February 19, 1473 — It was plain to see: every day the sun rose in the east, travelled in an arc around Earth, and set in the west. Our planet, obviously, was the centre of the universe. If they thought about it most people in the Middle Ages believed this was the case. And the Church insisted that it was so.
But a young man in Poland had different ideas. His name was Mikolaj Kopernik, the youngest of four children born to a prosperous copper trader of the same name. His mother also came from a wealthy, upper-class family of merchants. At university their son began using the Latin form of his name which the world would come to know him by – Nicolaus Copernicus.
He enrolled at the University of Krakow in 1491 at the age of 18 to study astronomy, mathematics, philosophy, and the sciences. But he also learned Ancient Greek because his real passion lay in the stars and many of the great astronomy works that he wanted to read were written in that language.
Studies and observations began to convince Copernicus that the geocentric (Earth-centred) view of the universe was open to doubt and that a heliocentric (sun-centred) system was the feasible alternative.
Such claims were dangerously heretical and Copernicus wisely more or less kept them to himself. The punishment for heresy, after all, could be burning at the stake.

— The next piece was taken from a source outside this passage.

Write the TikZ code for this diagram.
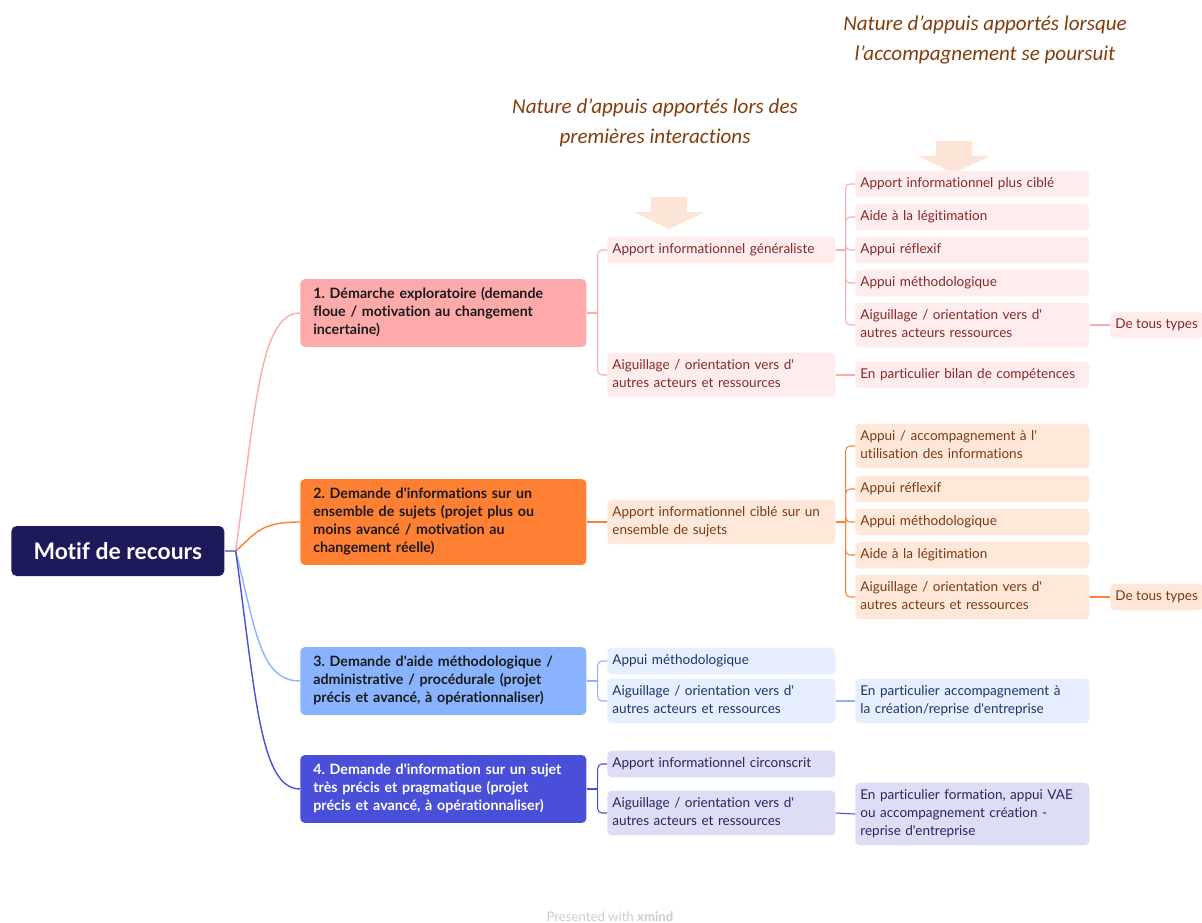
\documentclass[tikz,border=0pt]{standalone}
\usepackage{fontspec}
\newfontfamily\mapfont[Ligatures=CommonOff]{Lato}
\newfontfamily\headfont[Ligatures=CommonOff]{Carlito}
\usetikzlibrary{calc}

\definecolor{rootnavy}{HTML}{1C1A5A}
\definecolor{rootlink}{HTML}{7F84E8}
\definecolor{pinkA}{HTML}{FFAAAA}
\definecolor{pinkL}{HTML}{FFEDED}
\definecolor{pinkT}{HTML}{862828}
\definecolor{orangeB}{HTML}{FF7F33}
\definecolor{orangeL}{HTML}{FFE8DA}
\definecolor{orangeT}{HTML}{7A3A14}
\definecolor{blueC}{HTML}{8AB3FF}
\definecolor{blueL}{HTML}{E6EEFF}
\definecolor{blueT}{HTML}{1E3566}
\definecolor{violetD}{HTML}{4A4FD9}
\definecolor{violetL}{HTML}{DDDDF6}
\definecolor{violetT}{HTML}{26265E}
\definecolor{motifT}{HTML}{1A1A1A}
\definecolor{headbrown}{HTML}{843C0C}
\definecolor{arrowpeach}{HTML}{FCE4D6}

\tikzset{
  rootbox/.style={rectangle, rounded corners=3pt, anchor=west, fill=rootnavy, text=white,
    minimum width=4.26cm, minimum height=1cm, font=\mapfont\bfseries\fontsize{13}{15}\selectfont},
  motif/.style={rectangle, rounded corners=2.5pt, anchor=west, align=left, text=motifT,
    text width=5.2cm, inner xsep=0.26cm, inner ysep=0.14cm,
    font=\mapfont\bfseries\fontsize{8.1}{10.2}\selectfont\frenchspacing,
    execute at begin node=\strut, execute at end node=\strut},
  leaf/.style={rectangle, rounded corners=2.5pt, anchor=west, align=left,
    inner xsep=0.1cm, inner ysep=0.09cm, font=\mapfont\fontsize{7.7}{10.2}\selectfont\frenchspacing,
    execute at begin node=\strut, execute at end node=\strut},
  appui/.style={leaf, text width=4.36cm},
  detail/.style={leaf, text width=4.48cm},
  pinkleaf/.style={fill=pinkL, text=pinkT},
  orangeleaf/.style={fill=orangeL, text=orangeT},
  blueleaf/.style={fill=blueL, text=blueT},
  violetleaf/.style={fill=violetL, text=violetT},
  link/.style={line width=0.6pt},
  trunk/.style={line width=0.8pt},
  bracket/.style={link, rounded corners=2.5pt},
  heading/.style={align=center, text=headbrown, font=\headfont\itshape\fontsize{12}{17}\selectfont},
  supply/.style={fill=arrowpeach, draw=none}
}

\begin{document}
\begin{tikzpicture}[x=0.02cm, y=-0.02cm]
\useasboundingbox (0,0) rectangle (1202,922);

% headings and arrows
\node[heading] (headFirst) at (655,123) {Nature d’appuis apportés lors des\\premières interactions};
\node[heading] (headNext) at (985,40) {Nature d’appuis apportés lorsque\\l’accompagnement se poursuit};

\foreach \ax/\ay in {669/197, 954/141}{
  \begin{scope}[shift={(\ax,\ay)}]
    \fill[supply] (-18,0) -- (18,0) -- (18,15) -- (36,15) -- (0,32) -- (-36,15) -- (-18,15) -- cycle;
  \end{scope}
}

% root and motives
\node[rootbox] (root) at (11,551) {Motif de recours};

\node[motif, fill=pinkA] (mA) at (300,313)
  {1. Démarche exploratoire (demande\\floue / motivation au changement\\incertaine)};
\node[motif, fill=orangeB] (mB) at (300,522)
  {2. Demande d'informations sur un\\ensemble de sujets (projet plus ou\\moins avancé / motivation au\\changement réelle)};
\node[motif, fill=blueC] (mC) at (300,681)
  {3. Demande d'aide méthodologique /\\administrative / procédurale (projet\\précis et avancé, à opérationnaliser)};
\node[motif, fill=violetD, text=white] (mD) at (300,789)
  {4. Demande d'information sur un sujet\\très précis et pragmatique (projet\\précis et avancé, à opérationnaliser)};

\draw[trunk, rootlink] (root.east) -- ++(11,0) coordinate (hub);
\foreach \m/\c in {mA/pinkA, mB/orangeB, mC/blueC, mD/violetD}
  \draw[trunk, draw=\c] (hub) .. controls ($(hub)!0.6!(hub|-\m.west)+(20,0)$)
    and ($(hub|-\m.west)+(24,0)$) .. (\m.west);

% first interactions
\node[appui, pinkleaf] (aA1) at (607,250) {Apport informationnel généraliste};
\node[appui, pinkleaf] (aA2) at (607,375) {Aiguillage / orientation vers d'\\autres acteurs et ressources};
\node[appui, orangeleaf] (aB1) at (607,522) {Apport informationnel ciblé sur un\\ensemble de sujets};
\node[appui, blueleaf] (aC1) at (607,661) {Appui méthodologique};
\node[appui, blueleaf] (aC2) at (607,701) {Aiguillage / orientation vers d'\\autres acteurs et ressources};
\node[appui, violetleaf] (aD1) at (607,764) {Apport informationnel circonscrit};
\node[appui, violetleaf] (aD2) at (607,813) {Aiguillage / orientation vers d'\\autres acteurs et ressources};

\draw[bracket, pinkA] (mA.east) -- ++(11,0) coordinate (jA);
\foreach \n in {aA1, aA2} \draw[bracket, pinkA] (jA) |- (\n.west);
\draw[link, orangeB] (mB.east) -- (aB1.west);
\draw[bracket, blueC] (mC.east) -- ++(11,0) coordinate (jC);
\foreach \n in {aC1, aC2} \draw[bracket, blueC] (jC) |- (\n.west);
\draw[bracket, violetD] (mD.east) -- ++(11,0) coordinate (jD);
\foreach \n in {aD1, aD2} \draw[bracket, violetD] (jD) |- (\n.west);

% follow-up
\foreach \t/\y [count=\i] in {Apport informationnel plus ciblé/184, Aide à la légitimation/217,
    Appui réflexif/250, Appui méthodologique/283}
  \node[detail, pinkleaf] (dA\i) at (855,\y) {\t};
\node[detail, pinkleaf] (dA5) at (855,325) {Aiguillage / orientation vers d'\\autres acteurs ressources};
\node[detail, pinkleaf] (dA6) at (855,375) {En particulier bilan de compétences};
\node[leaf, pinkleaf] (eA) at (1110,325) {De tous types};

\node[detail, orangeleaf] (dB1) at (855,446) {Appui / accompagnement à l'\\utilisation des informations};
\foreach \t/\y [count=\i from 2] in {Appui réflexif/489, Appui méthodologique/522, Aide à la légitimation/555}
  \node[detail, orangeleaf] (dB\i) at (855,\y) {\t};
\node[detail, orangeleaf] (dB5) at (855,597) {Aiguillage / orientation vers d'\\autres acteurs et ressources};
\node[leaf, orangeleaf] (eB) at (1110,597) {De tous types};

\node[detail, blueleaf] (dC) at (855,701) {En particulier accompagnement à\\la création/reprise d'entreprise};
\node[detail, violetleaf] (dD) at (855,814) {En particulier formation, appui VAE\\ou accompagnement création -\\reprise d'entreprise};

\draw[bracket, pinkA] (aA1.east) -- ++(10,0) coordinate (jA1);
\foreach \n in {dA1, dA2, dA3, dA4, dA5} \draw[bracket, pinkA] (jA1) |- (\n.west);
\draw[link, pinkA] (aA2.east) -- (dA6.west);
\draw[link, pinkA] (dA5.east) -- (eA.west);
\draw[bracket, orangeB] (aB1.east) -- ++(10,0) coordinate (jB1);
\foreach \n in {dB1, dB2, dB3, dB4, dB5} \draw[bracket, orangeB] (jB1) |- (\n.west);
\draw[link, orangeB] (dB5.east) -- (eB.west);
\draw[link, blueC] (aC2.east) -- (dC.west);
\draw[link, violetD] (aD2.east) -- (dD.west);

\node[text=gray!40, font=\mapfont\fontsize{7.5}{9}\selectfont] (credit) at (610,917) {Presented with \textbf{xmind}};
\end{tikzpicture}
\end{document}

He did, however, circulate a hand-written document to trusted friends in 1514. It was entitled Commentariolus (The Little Commentary) and put forward his beliefs that included:
- Earth is not the centre of the universe.
- Earth’s rotation on its own axis accounts for the apparent daily rotation of the stars.
- The apparent annual cycle of movements of the sun is seen because Earth is orbiting it; and
- The apparent retrograde motion of the planets is caused by the fact that we observe them from a moving location, because Earth is orbiting the sun.
Bravely, Copernicus wrote: “There may be babblers, wholly ignorant of mathematics, who dare to condemn my hypothesis, upon the authority of some part of the Bible twisted to suit their purpose. I value them not, and scorn their unfounded judgment.”
By 1532 Copernicus had finished writing the first manuscript of his groundbreaking book De Revolutionibus Orbium Coelestium – The Revolutions of the Celestial Spheres. But he was afraid to publish it because of the possible backlash from the Church and the State.
This was to change seven years later when the German mathematician Georg Joachim Rheticus came to study alongside Copernicus. He read De Revolutionibus Orbium Coelestium, was bowled over by it and told his Polish friend that he owed it to the world to publish.
A cautious Copernicus finally agreed that Rheticus could publish a book giving a basic summary of the heliocentric theory. As expected, the reception was hostile, perhaps typified by the Protestant theologian Martin Luther, who wrote:
“This fool wishes to reverse the entire science of astronomy; but sacred scripture tells us that Joshua commanded the sun to stand still, and not the Earth.”
The “fool” was not arrested, however, and so a more confident Copernicus gave his De Revolutionibus Orbium Coelestium manuscript to Rheticus for it to be printed in Germany. The book, shrewdly dedicated to the Pope, was published shortly before Copernicus’s death in 1543, after which backing for his theory steadily grew.
So much so that in 1616 a worried Catholic Church declared that support for heliocentrism was heresy and banned the book, only allowing an edited version in 1620 that removed or changed references to a moving Earth and a central sun.
But the genie was now out of the bottle and other scientists were building on the work of Copernicus to prove that Earth was just one world orbiting one star in a vast cosmos, and that our planet was not at the centre of anything.
It was slow work, though, and in 1632 when Galileo Galilei, building on the Polish astronomer’s ideas, insisted that Earth orbited the sun, he was put under house arrest for committing heresy against the Catholic Church.
Nicolaus Copernicus died in 1543 after a stroke at the age of 70. As well as an astronomer he was a mathematician, physician, classics scholar, translator, governor, diplomat, economist and Catholic canon.
He did not marry and had no children. He was buried at Poland’s Frombork Cathedral in an unmarked grave. Remains thought to be his were discovered in 2005 and in 2010 they were reburied, his new grave marked with a black granite tombstone decorated with a model of the solar system.